Dormindo em pé
Por Carlos Eugênio Junqueira Ayres, de Salvador
Quando eu era adolescente, sem maiores compromissos com o mundo, costumava dormir doze, quatorze horas por dia. Inconformado, meu pai me acordava e me censurava, sabiamente:
— A vida está passando lá fora e você está perdendo o espetáculo!
Eu abria o olho, dava uma olhada no espetáculo e voltava para o travesseiro. Naquela época, é bom que se diga, eu praticava esporte nas minhas poucas horas vagas e traçava dois pratos de comida no almoço e no jantar. Não tomava café da manhã porque já levantava ao meio-dia.
Mais tarde, homem feito e com responsabilidades de pai de família, as horas disponíveis para dormir reduziram-se a menos de um quarto das 24 horas do dia.
Quanto mais velho vai-se ficando, diz a medicina, menos tempo de sono o organismo da gente precisa para se restabelecer. Desconfio que essa redução não é um fenômeno de origem fisiológica, e sim decorrente das preocupações que se vai adquirindo e acumulando pela vida afora. Com o trabalho, os filhos, os compromissos sociais, as contas de fim de mês etc.
Alguns anos atrás, eu trabalhava fora da cidade e estava sem carro. Vivia dormindo nos ônibus, na ida e na volta. Minha mulher se indignava.
— Quem dorme em ônibus é pobre, é peão de obra. Que vergonha!
Eu não dava atenção a essas manifestações de quem só andava de carro. Enquanto encontrasse o ombro do vizinho para encostar a cabeça, eu ia cochilando na estrada. Por sinal, nessas horas é que eu via a solidariedade humana. A gente revezava a cada dez minutos.

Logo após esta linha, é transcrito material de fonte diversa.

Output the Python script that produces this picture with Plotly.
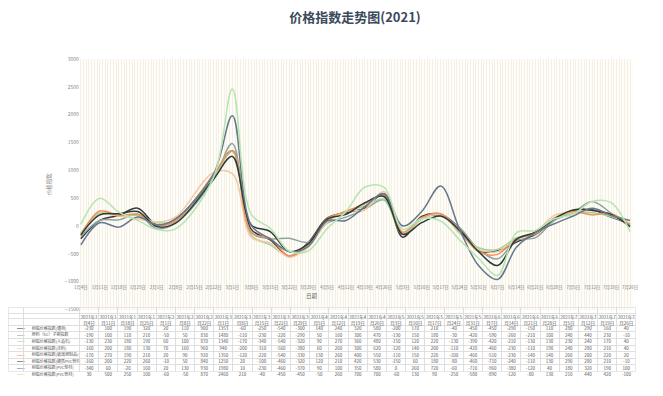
import plotly.graph_objects as go

# ---------------- data ----------------
dates = ['2021-01-04', '2021-01-11', '2021-01-18', '2021-01-25', '2021-02-01', '2021-02-08',
         '2021-02-22', '2021-03-01', '2021-03-08', '2021-03-15', '2021-03-22', '2021-03-29',
         '2021-04-05', '2021-04-12', '2021-04-19', '2021-04-26', '2021-05-03', '2021-05-10',
         '2021-05-17', '2021-05-24', '2021-05-31', '2021-06-07', '2021-06-14', '2021-06-21',
         '2021-06-28', '2021-07-05', '2021-07-12', '2021-07-19', '2021-07-26']

names = ['树脂价格指数(通用)', '原料（EC）子期指数', '树脂价格指数(人造石)', '树脂价格指数(涂料)',
         '树脂价格指数(玻璃钢制品)', '树脂价格指数(硬质PVC管材)', '树脂价格指数(PVC型材)',
         '树脂价格指数(PVC管材)']

s1 = [-230, 100, 190, 320, 20, 110, 900, 1353, -60, -250, -540, -300, 140, 240, 320, 580, -200, 170, 210, -40, -450, -450, -290, -150, 110, 280, 290, 160, 40]
s2 = [-190, 100, 110, 210, -50, 50, 830, 1480, -110, -230, -220, -290, 50, 160, 300, 470, -130, 150, 180, -30, -420, -590, -260, -210, 100, 240, 440, 230, -10]
s3 = [-130, 230, 180, 190, 60, 100, 870, 1340, -170, -340, -540, -320, 90, 270, 360, 480, -150, 120, 220, -130, -390, -420, -210, -130, 130, 230, 240, 170, 40]
s4 = [-160, 200, 180, 130, 70, 160, 960, 940, -200, -310, -560, -380, 60, 260, 300, 620, -120, 140, 200, -110, -420, -460, -230, -110, 190, 240, 280, 210, 40]
s5 = [-170, 270, 190, 210, 20, 90, 920, 1350, -120, -220, -540, -330, 130, 260, 400, 550, -110, 150, 220, -100, -460, -510, -230, -140, 140, 260, 200, 220, 20]
s6 = [-160, 200, 220, 260, -10, 50, 840, 1250, 20, -100, -460, -320, 120, 210, 420, 530, -150, 60, 180, -80, -460, -710, -240, -110, 130, 290, 280, 210, -10]
s7 = [-340, 60, -20, 160, 20, 130, 930, 1980, 10, -230, -460, -370, 90, 100, 350, 580, 0, 260, 720, -60, -710, -960, -380, -120, 40, 180, 320, 190, 100]
s8 = [30, 500, 250, 100, -60, -50, 870, 2460, 210, -40, -450, -450, -50, 260, 700, 700, -60, 130, 90, -250, -580, -890, -120, -80, 130, 210, 440, 420, -100]
series = [s1, s2, s3, s4, s5, s6, s7, s8]

colors = ['#3a3a3a', '#8fa3a0', '#9fd59a', '#f2caa4', '#f0915a', '#2b3b3b', '#66788a', '#b7e4b0']

tick_dates = ['2021-01-04', '2021-01-11', '2021-01-18', '2021-01-25', '2021-02-01', '2021-02-08',
              '2021-02-15', '2021-02-22', '2021-03-01', '2021-03-08', '2021-03-15', '2021-03-22',
              '2021-03-29', '2021-04-05', '2021-04-12', '2021-04-19', '2021-04-26', '2021-05-03',
              '2021-05-10', '2021-05-17', '2021-05-24', '2021-05-31', '2021-06-07', '2021-06-14',
              '2021-06-21', '2021-06-28', '2021-07-05', '2021-07-12', '2021-07-19', '2021-07-26']
tick_labels = ['1月4日', '1月11日', '1月18日', '1月25日', '2月1日', '2月8日', '2月15日', '2月22日',
               '3月1日', '3月8日', '3月15日', '3月22日', '3月29日', '4月5日', '4月12日', '4月19日',
               '4月26日', '5月3日', '5月10日', '5月17日', '5月24日', '5月31日', '6月7日', '6月14日',
               '6月21日', '6月28日', '7月5日', '7月12日', '7月19日', '7月26日']

y_ticks = [-1500, -1000, -500, 0, 500, 1000, 1500, 2000, 2500, 3000]

# ---------------- figure ----------------
W, H = 663, 396
def py(p):  # pixel (from top) -> paper fraction
    return 1 - p / H
def px(p):
    return p / W

fig = go.Figure()
for name, vals, col in zip(names, series, colors):
    fig.add_trace(go.Scatter(x=dates, y=vals, name=name, mode='lines',
                             line=dict(color=col, width=1.5, shape='spline', smoothing=1.0),
                             showlegend=False))

# data table (two header rows, legend-key column + name column + one column per date)
hdr_top = ['', ''] + [f"{d[:4]}年{int(d[5:7])}" for d in dates]
hdr_bot = ['', ''] + [f"月{int(d[8:10])}日" for d in dates]
header_vals = [[a, b] for a, b in zip(hdr_top, hdr_bot)]
key_cells = ['━━━'] * len(names)
cell_vals = [key_cells, names]
for i in range(len(dates)):
    cell_vals.append([str(s[i]) for s in series])
txt = '#555555'
font_colors = [colors, [txt] * len(names)] + [[txt] * len(names)] * len(dates)
font_sizes = [4.5, 4.0] + [4.5] * len(dates)

# plotly draws cell text ~cellPad below the cell top, so the table box is lifted a little
lift = 2
top_px = 311 - lift
fig.add_trace(go.Table(
    domain=dict(x=[px(3), px(641)], y=[py(top_px + 2 * 5.6 + 8 * 6.6 + 12), py(top_px)]),
    columnwidth=[15, 57] + [19.6] * len(dates),
    header=dict(values=header_vals, height=5.6, align='center',
                fill_color='rgba(0,0,0,0)', line=dict(color='#d9d9d9', width=0.6),
                font=dict(size=4.5, color=txt, family='Noto Sans CJK SC')),
    cells=dict(values=cell_vals, height=6.6, align=['left', 'left'] + ['center'] * len(dates),
               fill_color='rgba(0,0,0,0)', line=dict(color='#d9d9d9', width=0.6),
               font=dict(size=font_sizes, color=font_colors, family='Noto Sans CJK SC')),
))

fig.update_layout(
    width=W, height=H,
    margin=dict(l=0, r=0, t=0, b=0),
    paper_bgcolor='white',
    plot_bgcolor='#fefdf9',
    font=dict(family='Noto Sans CJK SC', color='#666666'),
    title=dict(text='<b>价格指数走势图(2021)</b>', x=px(355), xanchor='center',
               y=py(17), yanchor='middle',
               font=dict(size=13, color='#3b4a5c', family='Noto Sans CJK SC')),
    xaxis=dict(domain=[px(75), px(638)], type='date',
               range=['2021-01-03 14:00', '2021-07-27 06:00'],
               anchor='free', position=py(285),
               tickvals=tick_dates, ticktext=tick_labels, tickangle=0,
               tickfont=dict(size=4.4, color='#777777'), ticks='', ticklen=0,
               showline=False, zeroline=False,
               showgrid=True, gridcolor='#f4f0e4', gridwidth=1,
               minor=dict(dtick=86400000, showgrid=True, gridcolor='#f4f0e4', gridwidth=1)),
    yaxis=dict(domain=[py(311), py(56)], range=[-1500, 3000],
               tickvals=y_ticks, tickfont=dict(size=5, color='#888888'),
               showgrid=False, zeroline=False, showline=False, ticks='',
               title=dict(text='价格指数', font=dict(size=5.5, color='#888888'), standoff=12)),
    annotations=[dict(text='日期', x=px(311), y=py(303), xref='paper', yref='paper',
                      showarrow=False, font=dict(size=5.5, color='#666666'))],
)

fig.write_html('out.html', config={'displayModeBar': False},
               post_script="document.body.style.margin='0';")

Ninguém sabe, só pobre e eu, que era pobre com cara de rico, o que é você se sacolejar todos os dias por uma hora, uma hora e meia, em um ônibus entupido de gente que pára de cem em cem metros para renovar o estoque. E me dava por satisfeito quando encontrava um lugar para sentar. Na maioria das vezes, dormia em pé, mesmo, apoiado no companheiro ao lado. Em mulher eu não encostava, poderia parecer sacanagem.
Aliás, venho dormindo em pé muito amiúde nos últimos tempos. Trabalho durante a noite, como guarda noturno, vigia de farol, gari, revisor de jornal, por aí. Mas acordo cedo com a movimentação de minha mulher saindo para o trabalho. Então, passo o dia caindo pelas tabelas.
Quando estou dirigindo eu não durmo. Só duas vezes: uma, quando um poste me acordou, e outra, parado na sinaleira, com os carros buzinando atrás de mim. Em fila de banco eu chego a sonhar. Na empresa, dou cada cochilo elegante em frente ao computador que o pessoal pensa que estou prestando uma atenção enorme ao texto em minha frente.
Outro dia, fui almoçar em um restaurante a quilo. Uma senhora à minha frente demorou tanto em escolher o que iria se servir que dormi na fila com o prato vazio na mão. Quando acordei, não encontrei mais nada. Tinham passado na minha frente e comido tudo. E ainda me cobraram a solitária azeitona preta que me coube.
Ando muito preocupado com o meu futuro. Quanto mais velho vou ficando mais em pé vou dormindo. Uma madrugada dessas, ao voltar do trabalho, fui acordado por um vizinho quando estava parado frente à porta do apartamento, segurando a chave no buraco da fechadura.
Outro dia assisti a um vídeo na internet onde uma velhinha atravessava na sinaleira e de repente parou no meio da faixa de pedestres para dormir. Espero não chegar a esse extremo. De qualquer forma, de agora em diante vou ter que sair na rua com uma tabuleta pendurada no pescoço:
“Cuidado, sujeito a dormir em qualquer lugar”.